Case ID: br_485/html/0519-01.html
Source: Caselaw Access Project
Author: {"author": "", "license": "Public Domain", "url": "https://static.case.law/"}
Date Created: 2024-08-24T03:29:51.129683

In re BERNARD L. MADOFF INVESTMENT SECURITIES, LLC. Marsha Peshkin, Plaintiff-Appellant, v. Jeanne Levy-Church; Francis N. Levy; and Irving H. Picard, Trustee for the Liquidation of Bernard L. Madoff Investment Securities LLC, Defendants-Appellees.
    No. 12-816-cv.
    United States Court of Appeals, Second Circuit.
    Dec. 21, 2012.
    Helen Davis Chaitman, Becker & Polia-koff, LLP, New York, NY, for Appellant.
    Cary Bruce Lerman, (Dereck J. Kaufman, Melinda Eades Lemoine, Carl Holli-day Moor, Fred Anthony Rowley on the brief), Munger, Tolies & Olson LLP, Los Angeles, CA, for Appellees Jeanne Levy-Church and Francis N. Levy.
    David J. Sheehan, (Seanna R. Brown, on the brief), Baker & Hostetler LLP, New York, NY, for Appellee Irving H. Picard.
    Present: DENNIS JACOBS, Chief Judge, PIERRE N. LEVAL and GUIDO CALABRESI, Circuit Judges.
   SUMMARY ORDER

UPON DUE CONSIDERATION, IT IS HEREBY ORDERED, ADJUDGED AND DECREED that the judgment of the district court be AFFIRMED.

This is an appeal from a decision of the United States District Court for the Southern District of New York (Batts, J.) affirming the Bankruptcy Court’s (Lifland, J.) denial of a motion under Federal Rule of Civil Procedure 60(b) in proceedings related to the Bernard Madoff fraud.

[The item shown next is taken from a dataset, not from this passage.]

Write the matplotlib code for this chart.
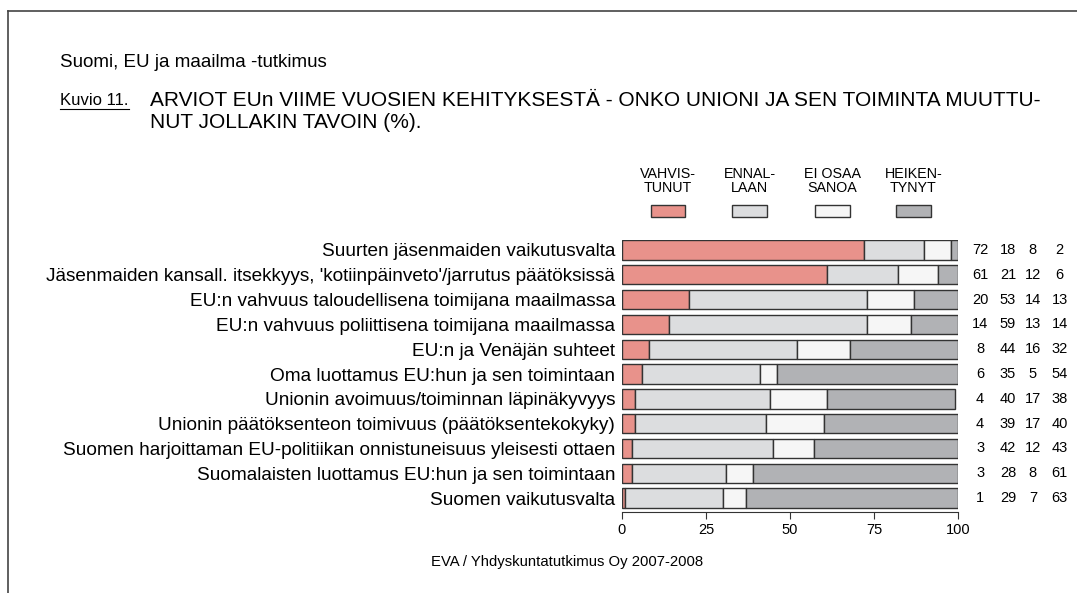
import numpy as np
import matplotlib.pyplot as plt
from matplotlib.patches import Rectangle
from matplotlib.lines import Line2D
from matplotlib import transforms

plt.rcParams['font.family'] = ['Liberation Sans', 'DejaVu Sans']

categories = [
    "Suurten jäsenmaiden vaikutusvalta",
    "Jäsenmaiden kansall. itsekkyys, 'kotiinpäinveto'/jarrutus päätöksissä",
    "EU:n vahvuus taloudellisena toimijana maailmassa",
    "EU:n vahvuus poliittisena toimijana maailmassa",
    "EU:n ja Venäjän suhteet",
    "Oma luottamus EU:hun ja sen toimintaan",
    "Unionin avoimuus/toiminnan läpinäkyvyys",
    "Unionin päätöksenteon toimivuus (päätöksentekokyky)",
    "Suomen harjoittaman EU-politiikan onnistuneisuus yleisesti ottaen",
    "Suomalaisten luottamus EU:hun ja sen toimintaan",
    "Suomen vaikutusvalta",
]
vahvistunut = [72, 61, 20, 14, 8, 6, 4, 4, 3, 3, 1]
ennallaan = [18, 21, 53, 59, 44, 35, 40, 39, 42, 28, 29]
ei_osaa = [8, 12, 14, 13, 16, 5, 17, 17, 12, 8, 7]
heikentynyt = [2, 6, 13, 14, 32, 54, 38, 40, 43, 61, 63]

series = [vahvistunut, ennallaan, ei_osaa, heikentynyt]
legend_labels = ["VAHVIS-\nTUNUT", "ENNAL-\nLAAN", "EI OSAA\nSANOA", "HEIKEN-\nTYNYT"]
colors = ["#e8928b", "#dcdddf", "#f6f6f6", "#b1b2b5"]
edge = "#333333"

fig = plt.figure(figsize=(10.77, 5.93), dpi=100)
ax = fig.add_axes([0.5775, 0.1366, 0.312, 0.4587])

y = np.arange(len(categories))
left = np.zeros(len(categories))
for vals, col in zip(series, colors):
    ax.barh(y, vals, left=left, height=0.78, color=col, edgecolor=edge, linewidth=1.0)
    left += np.array(vals)

ax.set_xlim(0, 100)
ax.set_ylim(10.56, -0.4)
ax.set_yticks(y)
ax.set_yticklabels(categories, fontsize=13.7)
ax.set_xticks([0, 25, 50, 75, 100])
ax.tick_params(axis='y', length=0, pad=5)
ax.tick_params(axis='x', labelsize=10.5, length=5, color=edge, pad=3)
for s in ['top', 'right', 'left']:
    ax.spines[s].set_visible(False)
ax.spines['bottom'].set_color(edge)

# value columns at the right
col_x = [0.910, 0.936, 0.959, 0.984]
trans = transforms.blended_transform_factory(fig.transFigure, ax.transData)
for cx, vals in zip(col_x, series):
    for yi, v in zip(y, vals):
        ax.text(cx, yi, str(v), transform=trans, ha='center', va='center', fontsize=10.5)

# legend
leg_x = [0.620, 0.696, 0.773, 0.848]
for lx, lab, col in zip(leg_x, legend_labels, colors):
    fig.patches.append(Rectangle((lx - 0.016, 0.6335), 0.032, 0.021, transform=fig.transFigure,
                                 facecolor=col, edgecolor=edge, linewidth=1.0))
    fig.text(lx, 0.672, lab, ha='center', va='bottom', fontsize=10.3, linespacing=1.0)

# texts
fig.text(0.0557, 0.894, "Suomi, EU ja maailma -tutkimus", fontsize=13.5, va='center')
fig.text(0.0557, 0.831, "Kuvio 11.", fontsize=12, va='center')
fig.add_artist(Line2D([0.0557, 0.1198], [0.816, 0.816], color='black', linewidth=0.8))
fig.text(0.1393, 0.812, "ARVIOT EUn VIIME VUOSIEN KEHITYKSESTÄ - ONKO UNIONI JA SEN TOIMINTA MUUTTU-\nNUT JOLLAKIN TAVOIN (%).",
         fontsize=15, va='center', linespacing=1.15)
fig.text(0.5265, 0.052, "EVA / Yhdyskuntatutkimus Oy 2007-2008", fontsize=10.7, ha='center', va='center')

# frame
fig.add_artist(Line2D([0.0075, 1.0], [0.981, 0.981], color='#444444', linewidth=1.2))
fig.add_artist(Line2D([0.0075, 0.0075], [0.0, 0.981], color='#444444', linewidth=1.2))

fig.savefig("out.png", dpi=100)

Marsha Peshkin and a large group of other Madoff customers (“the Customers”) moved to vacate the approval of a settlement between the Trustee of the bankruptcy estate of Bernard L. Madoff Investment Securities, LLP (“BLMIS”) and the heirs of Norman Levy, a large customer of BLMIS. The Customers argue that the Trustee failed to disclose $100 billion of relevant transactions between Levy and BLMIS before seeking approval of the settlement. We assume the parties’ familiarity with the underlying facts, the procedural history, and the issues presented for review.

We review a denial of a Rule 60(b) motion for abuse of discretion. See Aczel v. Labonia, 584 F.3d 52, 61 (2d Cir.2009). “A district court would necessarily abuse its discretion if it based its ruling on an erroneous view of the law or on a clearly erroneous assessment of the evidence.” Transaero, Inc. v. La Fuerza Aerea Boliviana, 162 F.3d 724, 729 (2d Cir.1998) (internal quotation marks omitted). “A motion for relief from judgment is generally not favored and is properly granted only upon a showing of exceptional circumstances.” United States v. Int’l Broth. of Teamsters, 247 F.3d 370, 391 (2d Cir.2001). ‘We look through the district court to the bankruptcy court’s decision.” In re DBSD N. Am., Inc., 634 F.3d 79, 94 (2d Cir.2011). We therefore “must review the bankruptcy court’s findings of fact and conclusions of law independently.” In re Vebeliunas, 332 F.3d 85, 90 (2d Cir.2003).

1.The Customers cannot obtain relief under Rule 60(b)(2) because the Customers have not shown that the new evidence was of “ ‘such importance that it probably would have changed the outcome.’ ” Int’l Broth. of Teamsters, 247 F.3d at 392 (quoting United States v. IBT, 179 F.R.D. 444, 447 (S.D.N.Y.1998)). Because the $100 billion worth of transactions were offsetting, they could not have altered the possible exposure to liability of the Levy Heirs. Further, the alleged $2 billion margin loan is premised entirely on financial statements that this Court has already deemed fictitious. See In re Bernard L. Madoff Inv. Secs. LLC, 654 F.3d 229, 234 (2d Cir.2011).

2. As to the Rule 60(b)(3) motion, the $100 billion offsetting transactions are irrelevant to the Levy Heirs’ total exposure and the existence of the $2 billion margin loan is speculative at best. The Customers therefore failed to show “clear and convincing evidence of material misrepresentations.” Fleming v. N.Y. Univ., 865 F.2d 478, 484 (2d Cir.1989).

3. Rule 60(b)(6) is unavailable if, as here, the motion is “premised on one of the grounds for relief enumerated in clauses (b)(1) through (b)(5).” Liljeberg v. Health Services Acquisition Corp., 486 U.S. 847, 863, 108 S.Ct. 2194, 100 L.Ed.2d 855 (1988).

For the foregoing reasons, we hereby AFFIRM the judgment of the district court.